In Denver, the number of discussion groups connected with the Tattered Cover bookstore has risen from 125 a few years ago to 350 today. In Pasadena, Calif., at Vroman's Bookstore, reading groups focus on science fiction, mysteries, philosophy, science, and women writers. A mystery book club near Seattle switches from discussions in homes and goes camping one night a year to discuss a book around a campfire.

Other groups include a "Match Making Evening" in a Knoxville, Tenn., bookstore, and mother-daughter book groups in several cities.

Salon, the popular, eclectic site on the Internet, has created a sort of campfire for book discussions with "Table Talk," where the book forum attracts some 2,000 people a day to engage in 136 online discussions. "Every two weeks we have authors like Erica Jong, Garrison Keillor, and Joyce Carol Oates come in to discuss classic books," says Bonnie Hamilton, a spokeswoman for Salon in San Francisco.

Alexander Hayes, Salon's circulation manager, says he enjoys both face-to-face book groups and online discussions. "Often the problem with face-to-face groups is that they can easily digress into just personal chat," he says. "Online you can stay as focused as you want."

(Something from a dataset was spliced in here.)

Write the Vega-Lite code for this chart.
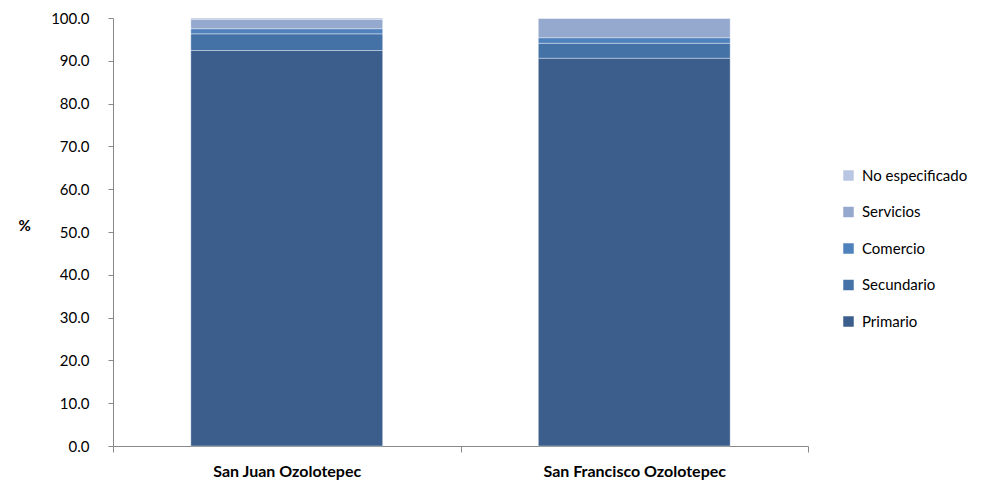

But the contact with people, all coming together in a familiar setting, with a discussion led by a moderator, is what many groups enjoy and the key structure that keeps people coming back. In Kenmore, N.Y., a suburb of Buffalo, about 20 women have been meeting at the North Area YWCA for nearly 15 years at a cost of $2 a meeting.

"They have a wonderful time," says Connie Downing, program director for the North Area. "It's not just the enjoyment of literature, but the fact that many of the women are widowed and have become great companions for each other."

The Bistro Bookers started in Buffalo in 1990 when Ann Angelo, a marketing specialist, helped create the "reading and eating" concept that has proved so successful. "Ann wanted to attract the active business people before they hopped in their cars and went to the suburbs," says Michael Mahaney, assistant deputy director for community relations of the Buffalo and Erie County Public Library.

What happened, as the meetings grew in popularity, was the reverse. "We are getting a large audience from the suburbs," says Mr. Mahaney, "and even from other counties."

Proving that the idea may have universal appeal, Ms. Angelo's niece adapted the Bistro Bookers for schoolchildren and renamed the group "Cookies 'n' Books."

Pearlman has no doubt the numbers of reading groups will continue to grow. "My book club has been together for about eight years," she says. "It lasts because it becomes a kind of a family."